Service can be a hit-and-miss case at Tai Kwun. On our night of visit the restaurant was full by 7:30 pm. Service was slow at first but it was quickly picked up and delivery of dishes was prompt despite mains took an extended period of waiting on end. Most of the members of the staff team were keen to recommend the restaurant’s signature dishes, including a kind reminder to pre-order the favorites that were prepared in limited portions. It was, however, in the case of food and wine pairing, that the team needed work the most.
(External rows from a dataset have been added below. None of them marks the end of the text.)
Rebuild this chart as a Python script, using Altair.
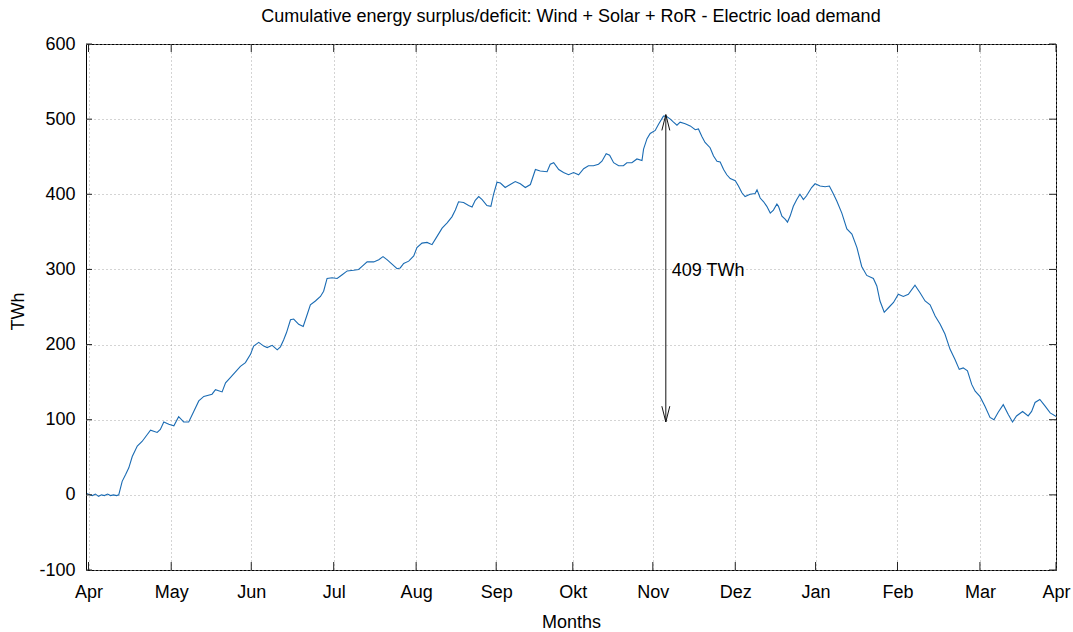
import json

import altair as alt
import pandas as pd

# Cumulative surplus/deficit over one year (day 0 = 1 April), in TWh
DAYS = [
    -0.5, 0.4, 1.5, 2.6, 3.8, 4.9, 6.0, 7.2, 8.3, 9.4, 10.6, 11.4,
    12.7, 14.0, 15.2, 16.5, 18.4, 20.2, 22.1, 23.4, 25.9, 27.1, 28.4, 30.3,
    32.2, 34.0, 35.9, 37.8, 39.7, 41.6, 43.5, 46.6, 47.9, 50.4, 51.7, 53.5,
    57.3, 59.2, 61.1, 62.3, 64.2, 66.1, 67.4, 69.3, 71.2, 72.4, 73.6, 74.7,
    76.2, 77.4, 79.3, 81.0, 82.5, 83.7, 85.6, 87.5, 88.7, 90.0, 91.9, 93.8,
    95.7, 97.6, 100.0, 101.9, 103.2, 105.1, 107.6, 109.5, 111.1, 112.6, 114.5, 116.4,
    117.6, 118.9, 120.8, 122.7, 123.9, 125.8, 127.7, 129.6, 131.5, 133.4, 135.3, 137.1,
    138.4, 139.6, 141.5, 143.4, 144.7, 145.9, 147.2, 148.5, 150.3, 151.8, 152.8, 154.1,
    155.4, 157.2, 159.1, 161.0, 162.9, 164.8, 166.7, 168.6, 170.4, 173.0, 174.2, 175.5,
    177.4, 179.2, 181.1, 183.0, 184.9, 186.8, 188.6, 190.5, 192.4, 193.7, 195.3, 196.6,
    198.1, 200.0, 201.8, 203.1, 205.0, 206.9, 208.8, 209.4, 210.7, 211.9, 213.8, 215.0,
    216.9, 217.9, 219.5, 220.7, 222.0, 223.2, 225.1, 227.0, 228.9, 230.1, 231.4, 232.6,
    234.5, 235.8, 237.1, 238.3, 239.6, 240.8, 242.1, 244.0, 245.2, 246.5, 247.7, 249.6,
    251.5, 252.2, 253.4, 254.7, 255.9, 257.2, 258.4, 259.7, 260.3, 261.6, 262.8, 263.7,
    264.7, 265.9, 267.2, 268.4, 269.7, 270.9, 272.8, 274.1, 276.0, 277.9, 279.5, 280.8,
    282.3, 284.2, 286.1, 288.0, 289.9, 291.7, 293.6, 296.1, 297.4, 298.6, 300.2, 301.8,
    303.7, 305.5, 307.4, 309.3, 311.8, 313.7, 315.6, 317.5, 319.4, 321.3, 323.1, 325.0,
    326.9, 328.5, 330.0, 331.6, 333.2, 334.5, 336.3, 338.2, 340.1, 341.6, 343.2, 345.1,
    347.0, 348.6, 350.1, 352.4, 354.5, 355.8, 357.1, 358.9, 360.9, 362.8, 365.3,
]
TWH = [
    2, 0, -1, 1, -2, 0, -1, 1, -1, 0, -1, 0,
    18, 27, 36, 51, 65, 71, 80, 86, 83, 87, 97, 94,
    92, 104, 97, 97, 111, 125, 131, 134, 140, 137, 149, 156,
    171, 176, 187, 198, 203, 198, 196, 199, 193, 197, 206, 216,
    233, 234, 227, 224, 240, 253, 258, 264, 271, 288, 289, 288,
    293, 298, 299, 300, 304, 310, 310, 313, 317, 313, 307, 301,
    302, 308, 311, 318, 329, 335, 336, 333, 344, 355, 362, 370,
    379, 390, 389, 385, 383, 392, 397, 393, 385, 384, 400, 416,
    415, 409, 413, 417, 414, 409, 413, 433, 431, 430, 440, 442,
    433, 429, 426, 429, 426, 434, 438, 438, 440, 444, 454, 452,
    442, 438, 438, 442, 442, 447, 445, 460, 474, 481, 485, 493,
    504, 504, 500, 496, 492, 496, 494, 491, 486, 487, 477, 469,
    462, 451, 444, 443, 433, 426, 421, 418, 411, 402, 397, 400,
    401, 406, 395, 390, 384, 375, 379, 387, 384, 371, 367, 363,
    371, 384, 393, 400, 393, 398, 409, 414, 411, 410, 411, 402,
    391, 375, 354, 347, 329, 304, 292, 288, 278, 258, 243, 249,
    256, 267, 264, 267, 279, 269, 258, 253, 238, 227, 214, 194,
    180, 167, 169, 165, 147, 138, 131, 118, 103, 100, 110, 120,
    107, 97, 105, 111, 105, 111, 123, 127, 118, 109, 104,
]

MONTH_TICKS = [0, 31.2, 61.4, 92.5, 123.6, 153.8, 182.7, 212.9, 244.0, 274.3, 305.2, 336.3, 365]
MONTH_LABELS = ["Apr", "May", "Jun", "Jul", "Aug", "Sep", "Okt", "Nov", "Dez", "Jan", "Feb", "Mar", "Apr"]
Y_TICKS = [-100, 0, 100, 200, 300, 400, 500, 600]

# Span between the peak surplus and the later low point
PEAK_DAY = 217.8
PEAK_TWH = 506
SPAN_TWH = 409
SPAN_LABEL = "409 TWh"

W, H = 970, 526
FONT = "Liberation Sans"
LINE_BLUE = "#1a6bb3"

x_scale = alt.Scale(domain=[-0.95, 365], nice=False, zero=False)
y_scale = alt.Scale(domain=[-100, 600], nice=False, zero=False)

x_label_expr = f"{json.dumps(MONTH_LABELS)}[indexof({json.dumps(MONTH_TICKS)}, datum.value)]"

x_axis = alt.Axis(
    values=MONTH_TICKS,
    labelExpr=x_label_expr,
    title="Months",
    titleX=W / 2,
    titleY=57,
    titleBaseline="alphabetic",
    labelPadding=13,
    labelFlush=False,
    labelOverlap=False,
)
y_axis = alt.Axis(
    values=Y_TICKS,
    labelExpr="datum.value + ''",
    title="TWh",
    titleX=-68,
    titleY=H / 2 + 4,
    titleAlign="center",
    titleBaseline="middle",
    labelPadding=11,
)

series = pd.DataFrame({"day": DAYS, "twh": TWH})

line = alt.Chart(series).mark_line(color=LINE_BLUE, strokeWidth=1.1, clip=True).encode(
    x=alt.X("day:Q", scale=x_scale, axis=x_axis),
    y=alt.Y("twh:Q", scale=y_scale, axis=y_axis),
)

# Inward tick marks on all four sides of the frame
y_tick_df = pd.DataFrame({"twh": Y_TICKS})
x_tick_df = pd.DataFrame({"day": MONTH_TICKS})
tick_color = "#222222"

y_ticks_left = alt.Chart(y_tick_df).mark_rule(color=tick_color, strokeWidth=1).encode(
    y=alt.Y("twh:Q", scale=y_scale, axis=y_axis), x=alt.value(0), x2=alt.value(6)
)
y_ticks_right = alt.Chart(y_tick_df).mark_rule(color=tick_color, strokeWidth=1).encode(
    y=alt.Y("twh:Q", scale=y_scale, axis=y_axis), x=alt.value(W - 7), x2=alt.value(W)
)
x_ticks_bottom = alt.Chart(x_tick_df).mark_rule(color=tick_color, strokeWidth=1).encode(
    x=alt.X("day:Q", scale=x_scale, axis=x_axis), y=alt.value(H - 8), y2=alt.value(H)
)
x_ticks_top = alt.Chart(x_tick_df).mark_rule(color=tick_color, strokeWidth=1).encode(
    x=alt.X("day:Q", scale=x_scale, axis=x_axis), y=alt.value(0), y2=alt.value(8)
)

# Double-headed arrow with open V heads
low = PEAK_TWH - SPAN_TWH
head_len = 21
head_half = 1.5
arrow_df = pd.DataFrame(
    {
        "day": [PEAK_DAY, PEAK_DAY, PEAK_DAY, PEAK_DAY, PEAK_DAY],
        "twh": [PEAK_TWH, PEAK_TWH, PEAK_TWH, low, low],
        "day2": [PEAK_DAY, PEAK_DAY - head_half, PEAK_DAY + head_half, PEAK_DAY - head_half, PEAK_DAY + head_half],
        "twh2": [low, PEAK_TWH - head_len, PEAK_TWH - head_len, low + head_len, low + head_len],
    }
)
arrow = alt.Chart(arrow_df).mark_rule(color="#111111", strokeWidth=1).encode(
    x=alt.X("day:Q", scale=x_scale, axis=x_axis),
    y=alt.Y("twh:Q", scale=y_scale, axis=y_axis),
    x2="day2:Q",
    y2="twh2:Q",
)

label_df = pd.DataFrame({"day": [PEAK_DAY], "twh": [(PEAK_TWH + low) / 2], "t": [SPAN_LABEL]})
label = alt.Chart(label_df).mark_text(
    align="left", baseline="middle", dx=6, dy=3, font=FONT, fontSize=18, color="black"
).encode(
    x=alt.X("day:Q", scale=x_scale, axis=x_axis),
    y=alt.Y("twh:Q", scale=y_scale, axis=y_axis),
    text="t:N",
)

chart = (
    alt.layer(line, y_ticks_left, y_ticks_right, x_ticks_bottom, x_ticks_top, arrow, label)
    .properties(
        width=W,
        height=H,
        autosize=alt.AutoSizeParams(type="none"),
        padding={"left": 86, "top": 44, "right": 17, "bottom": 62},
        title=alt.TitleParams(
            "Cumulative energy surplus/deficit: Wind + Solar + RoR - Electric load demand",
            font=FONT,
            fontSize=18,
            fontWeight="normal",
            color="black",
            anchor="middle",
            baseline="alphabetic",
            offset=4,
            dy=9,
        ),
    )
    .configure_view(stroke="black", strokeWidth=1)
    .configure_axis(
        labelFont=FONT,
        labelFontSize=18,
        labelColor="black",
        titleFont=FONT,
        titleFontSize=18,
        titleFontWeight="normal",
        titleColor="black",
        domain=False,
        ticks=False,
        tickSize=0,
        grid=True,
        gridColor="#a8a8a8",
        gridDash=[1, 3],
        gridWidth=1,
    )
)

chart.save("out.html", embed_options={"renderer": "svg", "actions": False})
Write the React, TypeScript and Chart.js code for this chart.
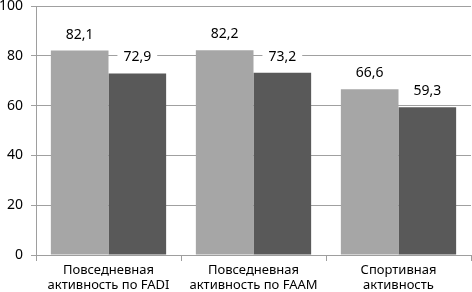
import React, { useEffect, useRef } from "react";
import { Chart, registerables } from "chart.js";

Chart.register(...registerables);

const categories: string[][] = [
  ["Повседневная", "активность по FADI"],
  ["Повседневная", "активность по FAAM"],
  ["Спортивная", "активность"],
];
const seriesA: number[] = [82.1, 82.2, 66.6];
const seriesB: number[] = [72.9, 73.2, 59.3];
const yTicks: number[] = [0, 20, 40, 60, 80, 100];

const FONT = "'Noto Sans', sans-serif";

const labelPlugin = {
  id: "valueLabels",
  afterDatasetsDraw(chart: any) {
    const ctx = chart.ctx;
    ctx.save();
    ctx.font = `14px ${FONT}`;
    ctx.textAlign = "center";
    ctx.textBaseline = "middle";
    chart.data.datasets.forEach((ds: any, di: number) => {
      const meta = chart.getDatasetMeta(di);
      meta.data.forEach((bar: any, i: number) => {
        const txt = ds.data[i].toFixed(1).replace(".", ",");
        const w = ctx.measureText(txt).width;
        const cy = bar.y - 17;
        ctx.fillStyle = "#ffffff";
        ctx.fillRect(bar.x - w / 2 - 6, cy - 9, w + 12, 18);
        ctx.fillStyle = "#000000";
        ctx.fillText(txt, bar.x, cy + 1);
      });
    });
    ctx.restore();
  },
};

export default function App() {
  const ref = useRef<HTMLCanvasElement>(null);
  useEffect(() => {
    document.body.style.margin = "0";
    const chart = new Chart(ref.current!, {
      type: "bar",
      data: {
        labels: categories,
        datasets: [
          { data: seriesA, backgroundColor: "#a6a6a6", categoryPercentage: 0.795, barPercentage: 1 },
          { data: seriesB, backgroundColor: "#595959", categoryPercentage: 0.795, barPercentage: 1 },
        ],
      },
      options: {
        animation: false,
        responsive: false,
        layout: { padding: { left: 0, right: 1, top: 6, bottom: 0 } },
        plugins: { legend: { display: false }, tooltip: { enabled: false } },
        scales: {
          x: {
            grid: { drawOnChartArea: false, drawTicks: true, tickLength: 6, color: "#9e9e9e", offset: true },
            border: { color: "#9e9e9e" },
            ticks: { color: "#000", font: { family: FONT, size: 13 }, padding: 1, maxRotation: 0, autoSkip: false },
            afterFit: (s: any) => { s.height = 37; s.paddingLeft = 0; s.paddingRight = 0; },
          },
          y: {
            min: 0,
            max: 100,
            afterBuildTicks: (s: any) => { s.ticks = yTicks.map((v) => ({ value: v })); },
            grid: { color: "#a0a0a0", tickLength: 5 },
            border: { color: "#9e9e9e" },
            ticks: { color: "#000", font: { family: FONT, size: 14 }, padding: 8 },
            afterFit: (s: any) => { s.width = 36; s.paddingTop = 0; s.paddingBottom = 0; },
          },
        },
      },
      plugins: [labelPlugin],
    });
    return () => chart.destroy();
  }, []);
  return <canvas ref={ref} width={472} height={292} style={{ display: "block" }} />;
}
In one case the staff member produced a cheat sheet and showed us what was in a cocktail when inquired.
While Madame Fu intends to impress with its 8,000 square-foot space and its vast collection of art pieces displayed throughout its bar, restaurant, alfresco verandah and private rooms, we felt that the restaurant needs a stronger push on polishing the service and food and drink offerings to keep the guests on returning, as its current offerings are not nearly as magical and intriguing as the narrative, or the mythical heroine, herself to be.
Madame Fu, 3/F, Barrack Block, Tai Kwun, 10 Hollywood Road, Central, Hong Kong; +852 2114 2118
A meal for two with one beverage and service: around HK$1,500
How we rate
Each of our reviewers score restaurants based on four main criteria: setting, food, service, and drinks, taking into account more than 35 different points of reference including manners of staff, usefulness of the wine list, and whether or not the restaurant makes an effort to be environmentally aware. 5/5 indicates an exceptional experience; 4-4.5/5 is excellent; 3-3.5/5 is good to very good; and 2.5/5 or lower is average to below average. Before visiting a restaurant, the reviewers will book using a pseudonym and do not make themselves known to restaurant staff, in order to experience the venue as a regular guest—if this is not possible, or if we are recognised, we will indicate this in the review.